Friday, August 13, 2010

Dads, Picnic Tables, and Lessons Learned (with a side of coleslaw)

When I was just a lad my Dad had the idea to build an extra long picnic table that was to stay on our patio so we could enjoy many family meals together. There are seven of us so my Dad decided to build an extra big one. My dad had all of the plans drawn up and everything ready to go. He went to the local home improvement store and bought all of the supplies; every nut and bolt. He came home and the boys helped him unload all the wood and stack it on our side yard.
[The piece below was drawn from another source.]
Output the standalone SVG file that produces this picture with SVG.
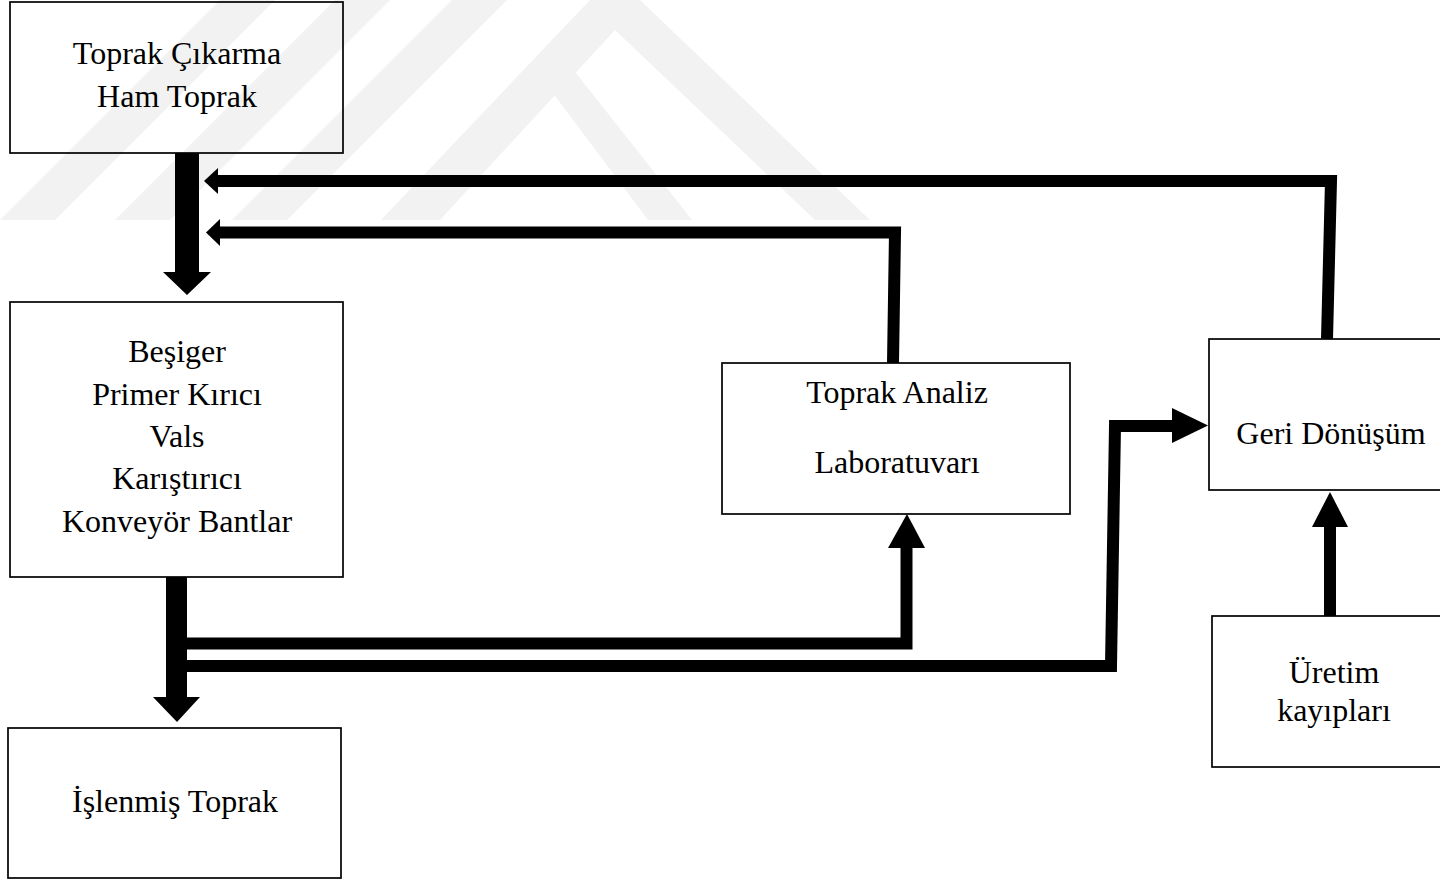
<svg xmlns="http://www.w3.org/2000/svg" width="1440" height="880" viewBox="0 0 1440 880">
  <style>
    .wm { fill: #f2f2f2; stroke: none; }
    .box { fill: none; stroke: #000; stroke-width: 1.7; }
    .lbl { font-family: "Liberation Serif", "Times New Roman", serif; font-size: 32px; fill: #000; text-anchor: middle; }
    .ln { fill: none; stroke: #000; stroke-width: 12; stroke-linejoin: miter; }
    .hd { fill: #000; stroke: none; }
  </style>
  <rect x="0" y="0" width="1440" height="880" fill="#fff"/>
  <g id="watermark">
    <polygon class="wm" points="0,220 55,220 275,0 220,0"/>
    <polygon class="wm" points="115,220 170,220 390,0 335,0"/>
    <polygon class="wm" points="232,220 287,220 507,0 452,0"/>
    <polygon class="wm" points="381,220 590,0 640,0 870,220 815,220 615,30 440,220"/>
    <polygon class="wm" points="552,92 572,68 692,220 648,220"/>
  </g>
  <g id="connectors">
    <polygon class="hd" points="175,153 199,153 199,272 211,272 187,295 163,272 175,272"/>
    <polygon class="hd" points="166,577 187,577 187,697 200,697 177,722 153,697 166,697"/>
    <path class="ln" d="M187,643.5 L906.5,643.5 L906.5,548"/>
    <polygon class="hd" points="888,548 925,548 907,514"/>
    <path class="ln" d="M187,666 L1111,666 L1115,426 L1172,426"/>
    <polygon class="hd" points="1172,408 1208,425.5 1172,443"/>
    <path class="ln" d="M1327,339 L1331,181 L218,181"/>
    <polygon class="hd" points="218,168 204,181 218,194"/>
    <path class="ln" d="M893,363 L895,232.5 L220,232.5"/>
    <polygon class="hd" points="220,219 206,232.5 220,246"/>
    <path class="ln" d="M1330,616 L1330,526"/>
    <polygon class="hd" points="1312,527 1348,527 1330,492"/>
  </g>
  <g id="node-cikarma">
    <rect class="box" x="10" y="2" width="333" height="151"/>
    <text class="lbl" x="177" y="64">Toprak Çıkarma</text>
    <text class="lbl" x="177" y="107">Ham Toprak</text>
  </g>
  <g id="node-isleme">
    <rect class="box" x="10" y="302" width="333" height="275"/>
    <text class="lbl" x="177" y="362">Beşiger</text>
    <text class="lbl" x="177" y="405">Primer Kırıcı</text>
    <text class="lbl" x="177" y="447">Vals</text>
    <text class="lbl" x="177" y="489">Karıştırıcı</text>
    <text class="lbl" x="177" y="532">Konveyör Bantlar</text>
  </g>
  <g id="node-islenmis">
    <rect class="box" x="8" y="728" width="333" height="150"/>
    <text class="lbl" x="175" y="812">İşlenmiş Toprak</text>
  </g>
  <g id="node-analiz">
    <rect class="box" x="722" y="363" width="348" height="151"/>
    <text class="lbl" x="897" y="403">Toprak Analiz</text>
    <text class="lbl" x="897" y="473">Laboratuvarı</text>
  </g>
  <g id="node-geri">
    <rect class="box" x="1209" y="339" width="246" height="151"/>
    <text class="lbl" x="1331" y="444">Geri Dönüşüm</text>
  </g>
  <g id="node-uretim">
    <rect class="box" x="1212" y="616" width="244" height="151"/>
    <text class="lbl" x="1334" y="683">Üretim</text>
    <text class="lbl" x="1334" y="721">kayıpları</text>
  </g>
</svg>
I was young so I might not remember perfectly but I am pretty sure the wood never moved from the spot we originally stacked it. Year after year it sat there waiting for someone to just assemble the pieces. Now as I mentioned there are seven of us. Four boys, one girl and Mom and Dad. Anyone of us could have asked Dad after he got home from a hard days work if we could help him build the picnic table and I am sure he would have agreed and it would have been built, and knowing my Dad it would have been near perfect and we would probably still be using it when we came to visit. None of us did decide to ask Dad if we could build the table and taking/watching all of us to soccer, basketball, football, and cheer leading, scouts, mutual etc just got the best of Dad's time. The table was never built and the wood eventually got wet, became bowed and unsuitable for construction. Eventually, years later the wood was thrown into a dumpster as we did some major yard cleanup.

If you know my family, or even me very well , you will know that my father is teased incessantly about the picnic table that never was. I think it gets brought up at every significant family gathering along with his other famous missteps (the smartbeat coleslaw amongst my favorites). My Dad has had very few missteps like the picnic table and the ill-fated coleslaw but we seem to harbor those missteps as a family. It is all in good fun and not taken seriously by any of us, but I think we as a family should celebrate some of the cool stuff that my Dad has finished.

He made Justin blue-anodized drumsticks when he was in the junior high school band, he made replacement hood brackets for my volkswagon bug that was a much sturdier design than Hitler and Dr. Porsche came up with. He could also swap VW engines by himself in like fifteen minutes. He has figured out how to lay tile, wallpaper, and fix just about anything that breaks around the house. He designed (and by designed, I mean computer mockups of spray patterns to ensure even coverage, to scale, in CAD) and installed a sprinkler system with a little manual labor help from us boys and the Carr boys paid for in Slurpees and Chocodiles (if you don't know what a chocodile is, look it up). My Dad can build a mean guitar and has for all of the musicians in the family. He can do just about anything and has tried hard to instill a can-do attitude in all of us kids. He always taught us to "look it up" when we didn't know something so that we would learn for ourselves and has always said "I have never done that before but I know I can figure it out.

Sometimes I feel like this teaching has failed on me, but I am working on it. The other day I saw Reed in his little blue chair and saw how excited he was to have something his size that was all his own. I knew we were moving to a place with a little patio and I thought how about an extra small picnic table, just for the boys. I, of course, looked it up (synonymous with googling it) and found plans online. I had never really done much like this but I figured I could figure it out. I went to the local home improvement store and bought all the supplies and built that sucker before I could let something get in the way. I think it came out well and as you can see from the picture below hat Reed has enjoyed it already. Every time he has sat on it he has, without coaxing, said "thank you daddy." This means a lot to me. I hope that Reed can write a post on his blog (or whatever cool thing the kids are doing then) someday and can list a few thing like I did here about his Dad and maybe feel a portion of the love and admiration I have for my Dad.

The boys picnic table in its new home, our little concrete pad.
The table is about twenty in inches tall. The table top is 35.5 X 20ish.

Reed loving his new picnic table before it was even done (each bench is missing a slat), he couldn't resist the urge to sit on it any longer so Meg let him eat lunch on it today.

I love my Dad even if he didn't finish the picnic table he had planned. He has more than made up for it with other things. Will we stop teasing him about the picnic table?(I know the coleslaw isn't going to be forgotten for a long time) If you know the Hamblys you know the answer to that question, but hey, I tried.

4 comments:

Mandi said...

Pretty awesome that you can be such a good dad to Reed. I can tell by the smile on his face that he loves that you built that table for him. He is such a little cutie. I miss that cute face of his! I need to come up to Cedar and play...

m.dahl said...

Awesome job Ryan! It is so cute!! Although your dad stories sound great I don't know if they compare to my dad "Good Time Harold". Keep making the memories!

Audrey Spence said...

I love the Hambly family... your parents are so awesome. Pretty much one of the coolest families to hang around ever... and your dad is such a good guy. Love the little table, its so cute! Oh and by the way... your little boy is so adorable!

Heather and Spencer said...

The table looks great, good job!!! And...who doesnt love chocodiles?!? Those are the best!